We speak with our hands

I will lift up my hands

and call upon your name [Psalm 62.4]

 

I speak with my hands. I use my voice too, but my hands do a great deal of talking. One day my wife was present when I was leading a day on ways of prayer. The person sitting next to her asked if I was ‘signing’. I have no knowledge of British Sign Language or any equivalent system; it’s just that my hands will not be still – their movements are an integral part of my self-expression. I am not alone in this. Recently I sat outside Kings Cross station, getting some air whilst I waited for my train. Though I was out of earshot of the people passing by on the way towards the platforms I could sense something of their conversation through the gestures of their hands: a ‘hurry up’ issued through the urgent beckoning of fingers; a ‘good to be with you’ impressed by one hand joining with another, the telling and receiving of an adventure made alive through the busy work of hands moving up, down and around.

 

In the normal course of conversation we hardly notice how much is said with our hands.
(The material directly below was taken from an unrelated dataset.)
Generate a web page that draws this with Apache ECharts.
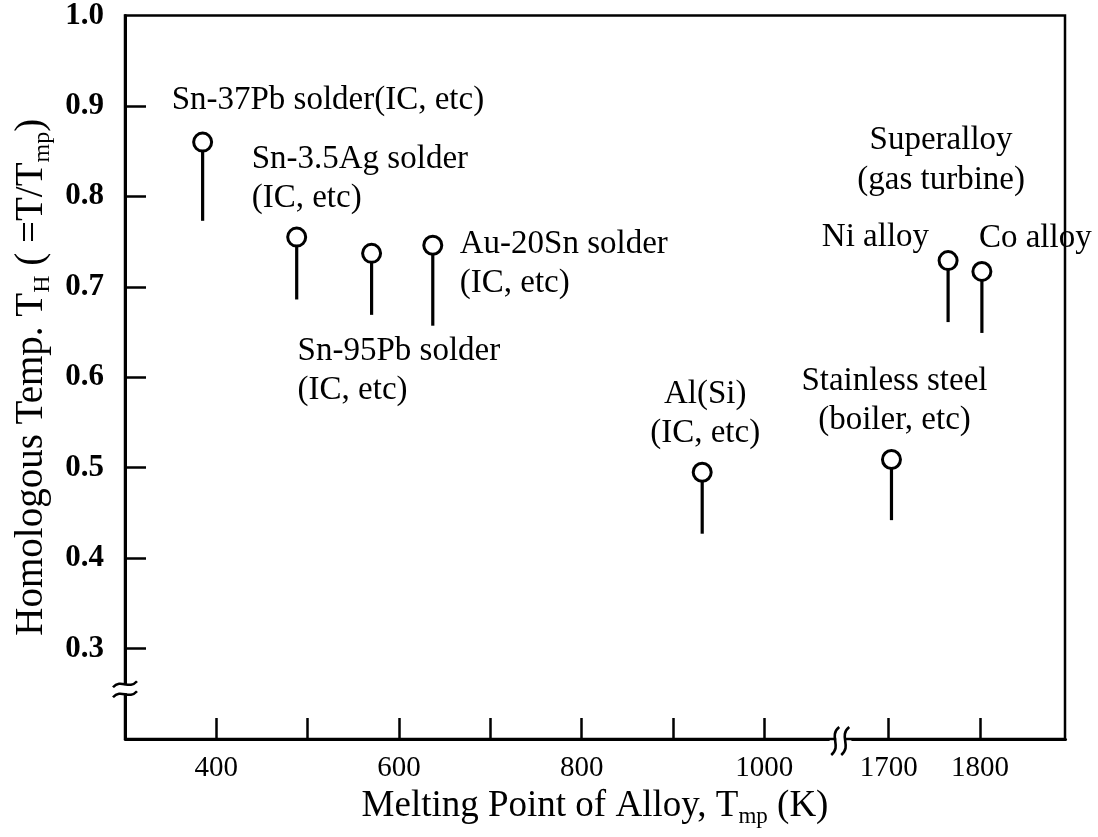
<!DOCTYPE html>
<html><head><meta charset="utf-8">
<script src="https://cdn.jsdelivr.net/npm/echarts@6/dist/echarts.min.js"></script>
<style>html,body{margin:0;padding:0;background:#fff}#c{width:1098px;height:837px}</style>
</head><body><div id="c"></div>
<script>
// ---- data ----
const alloys = ['Sn-37Pb', 'Sn-3.5Ag', 'Sn-95Pb', 'Au-20Sn', 'Al(Si)', 'Stainless steel', 'Ni alloy', 'Co alloy'];
const alloyLabels = ['Sn-37Pb solder(IC, etc)', 'Sn-3.5Ag solder\n(IC, etc)', 'Sn-95Pb solder\n(IC, etc)',
  'Au-20Sn solder\n(IC, etc)', 'Al(Si)\n(IC, etc)', 'Stainless steel\n(boiler, etc)', 'Ni alloy', 'Co alloy'];
const meltingPointK = [385, 488, 570, 637, 932, 1703, 1765, 1802];
const thUpper = [0.86, 0.755, 0.737, 0.746, 0.495, 0.509, 0.729, 0.717];
const thLower = [0.773, 0.686, 0.669, 0.657, 0.427, 0.442, 0.661, 0.649];
const groupLabel = 'Superalloy\n(gas turbine)';
const groupMembers = ['Ni alloy', 'Co alloy'];
const xTickValues = [400, 500, 600, 700, 800, 900, 1000, 1700, 1800];
const xTickLabels = [400, 600, 800, 1000, 1700, 1800];
const yTickValues = [0.3, 0.4, 0.5, 0.6, 0.7, 0.8, 0.9];
const yTickLabels = [0.3, 0.4, 0.5, 0.6, 0.7, 0.8, 0.9, 1.0];
const xBreak = [1070, 1660];
const yBreakValue = 0.255;

// ---- layout (pixel offsets of annotation text from each marker) ----
const labelLayout = {
  'Sn-37Pb': {dx: -31, dy: -42, align: 'left'},
  'Sn-3.5Ag': {dx: -45, dy: -58, align: 'left'},
  'Sn-95Pb': {dx: -74, dy: 117, align: 'left'},
  'Au-20Sn': {dx: 27, dy: 19, align: 'left'},
  'Al(Si)': {dx: 3, dy: -58, align: 'center'},
  'Stainless steel': {dx: 3, dy: -59, align: 'center'},
  'Ni alloy': {dx: -19, dy: -23, align: 'right'},
  'Co alloy': {dx: -3, dy: -33, align: 'left'}
};
const groupLayout = {dx: -7, dy: -100};
const FONT = '"Liberation Serif", "Times New Roman", serif';
const annFont = '33px ' + FONT;

const chart = echarts.init(document.getElementById('c'));
const data = alloys.map((a, i) => [meltingPointK[i], thUpper[i], thLower[i]]);

chart.setOption({
  backgroundColor: '#fff',
  animation: false,
  grid: {left: 125, right: 33, top: 13, bottom: 98, show: true, borderColor: '#000', borderWidth: 2.5, backgroundColor: 'transparent'},
  xAxis: {
    type: 'value', min: 300, max: 1893, interval: 100,
    breaks: [{start: xBreak[0], end: xBreak[1], gap: '2.55%'}],
    breakArea: {show: false},
    splitLine: {show: false},
    axisLine: {onZero: false, lineStyle: {color: '#000', width: 3}},
    axisTick: {inside: true, length: 21, customValues: xTickValues, lineStyle: {color: '#000', width: 2.5}},
    axisLabel: {customValues: xTickLabels, color: '#000', fontFamily: FONT, fontSize: 29, margin: 15,
      formatter: v => xTickLabels.indexOf(v) >= 0 ? String(v) : ''},
    name: '{a|Melting Point of Alloy, T}{s|mp}{a| (K)}',
    nameLocation: 'middle', nameGap: 45,
    nameTextStyle: {rich: {
      a: {fontFamily: FONT, fontSize: 37, lineHeight: 44, color: '#000'},
      s: {fontFamily: FONT, fontSize: 23, lineHeight: 24, verticalAlign: 'bottom', color: '#000'}
    }}
  },
  yAxis: {
    type: 'value', min: 0.2, max: 1.0, interval: 0.1,
    splitLine: {show: false},
    axisLine: {onZero: false, lineStyle: {color: '#000', width: 3}},
    axisTick: {inside: true, length: 21, customValues: yTickValues, lineStyle: {color: '#000', width: 2.5}},
    axisLabel: {customValues: yTickLabels, color: '#000', fontFamily: FONT, fontWeight: 'bold', fontSize: 31, margin: 21,
      formatter: v => v >= 0.25 ? v.toFixed(1) : ''},
    name: '{a|Homologous Temp. T}{s|H}{a| ( =T/T}{s|mp}{a|)}',
    nameLocation: 'middle', nameRotate: 90, nameGap: 70,
    nameTextStyle: {rich: {
      a: {fontFamily: FONT, fontSize: 39, lineHeight: 46, color: '#000'},
      s: {fontFamily: FONT, fontSize: 24, lineHeight: 25, verticalAlign: 'bottom', color: '#000'}
    }}
  },
  series: [{
    type: 'custom',
    clip: false,
    data: data,
    encode: {x: 0, y: [1, 2]},
    renderItem: function (params, api) {
      const i = params.dataIndex;
      const top = api.coord([api.value(0), api.value(1)]);
      const bot = api.coord([api.value(0), api.value(2)]);
      const r = 9;
      const L = labelLayout[alloys[i]];
      const children = [
        {type: 'line', shape: {x1: top[0], y1: top[1] + r, x2: bot[0], y2: bot[1]}, style: {stroke: '#000', lineWidth: 3.2}},
        {type: 'circle', shape: {cx: top[0], cy: top[1], r: r}, style: {fill: '#fff', stroke: '#000', lineWidth: 3}},
        {type: 'text', x: top[0] + L.dx, y: top[1] + L.dy,
          style: {text: alloyLabels[i], font: annFont, fill: '#000', align: L.align, verticalAlign: 'middle', lineHeight: 39}}
      ];
      if (alloys[i] === groupMembers[0]) {
        children.push({type: 'text', x: top[0] + groupLayout.dx, y: top[1] + groupLayout.dy,
          style: {text: groupLabel, font: annFont, fill: '#000', align: 'center', verticalAlign: 'middle', lineHeight: 40}});
      }
      return {type: 'group', children: children};
    }
  }]
});

// axis-break symbols placed through the axes' own scales
const bx0 = chart.convertToPixel({xAxisIndex: 0}, xBreak[0]);
const bx1 = chart.convertToPixel({xAxisIndex: 0}, xBreak[1]);
const bxc = (bx0 + bx1) / 2;
const axisY = chart.convertToPixel({yAxisIndex: 0}, 0.2);
const axisX = chart.convertToPixel({xAxisIndex: 0}, 300);
const byc = chart.convertToPixel({yAxisIndex: 0}, yBreakValue);
function vWave(cx, cy) {
  return {type: 'bezierCurve', shape: {x1: cx - 4, y1: cy + 14, x2: cx + 4, y2: cy - 14, cpx1: cx + 7, cpy1: cy + 5, cpx2: cx - 7, cpy2: cy - 5},
    style: {stroke: '#000', lineWidth: 2.6, fill: null}, z: 100};
}
function hWave(cx, cy) {
  return {type: 'bezierCurve', shape: {x1: cx - 12, y1: cy + 3, x2: cx + 12, y2: cy - 3, cpx1: cx - 4, cpy1: cy - 6, cpx2: cx + 4, cpy2: cy + 6},
    style: {stroke: '#000', lineWidth: 2.6, fill: null}, z: 100};
}
chart.setOption({graphic: [
  {type: 'rect', shape: {x: bxc - 4, y: axisY - 3, width: 8, height: 6}, style: {fill: '#fff'}, z: 99},
  vWave(bxc - 5, axisY + 2), vWave(bxc + 5, axisY + 2),
  {type: 'rect', shape: {x: axisX - 3, y: byc - 4, width: 6, height: 8}, style: {fill: '#fff'}, z: 99},
  hWave(axisX, byc - 5), hWave(axisX, byc + 5)
]});
</script>
</body></html>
We hear the voice, and later in the day, it is words we can recall. And yet in the moment the movement our hands express what we hold within and desire to share. If you are not sure this is so, I suggest you watch television with the sound turned off; it will still be full of ‘speech’. Sometimes the movements of the body reveal what remains hidden by the spoken word: the speaker’s ease or lack of it; their frustration, or joy, or fear.

 

Without knowing it to be so I wonder whether signing preceded vocal communication in human history. Even now when faced with a language barrier we turn to our hands to attempt to express what words cannot convey. Signing with the hands remains an established part of our social exchanges. We shake hands as a way of greeting, clap hands to express our appreciation, stretch out our open hands to communicate our welcome. A policeman puts out his hand, palm outwards, to stop the traffic. As a child I was told to put my hands together, finger to finger, as the appropriate starting place for prayer.

 

Beyond this socially agreed language, our inmost feelings find voice in the shaping of our hands. When we are tense or angry we may curl our fingers into tight balls or fold our hands across our body.  When making a point I notice how my downwards moving hand meets my upwards facing palm at right angles: the two connect. In excitement or wonder hands wander upwards and outwards.

 

I also have a sense that the reshaping of hands can alter what is happening at the level of our attitudes or feelings. Just as the mind finds expression in the body, the body can help the mind into a new place. There I am sitting in the place of prayer. My hands stretch out, upwards facing, the fingers curled to receive what I need, or to offer what I have. What is expressed in the body begins to find a way into my spirit.

 

 

So when you next find pause to listen to the longings of your heart, let your hands lead you into prayer. No words are needed. Your hands will know what it is your deepest self seeks.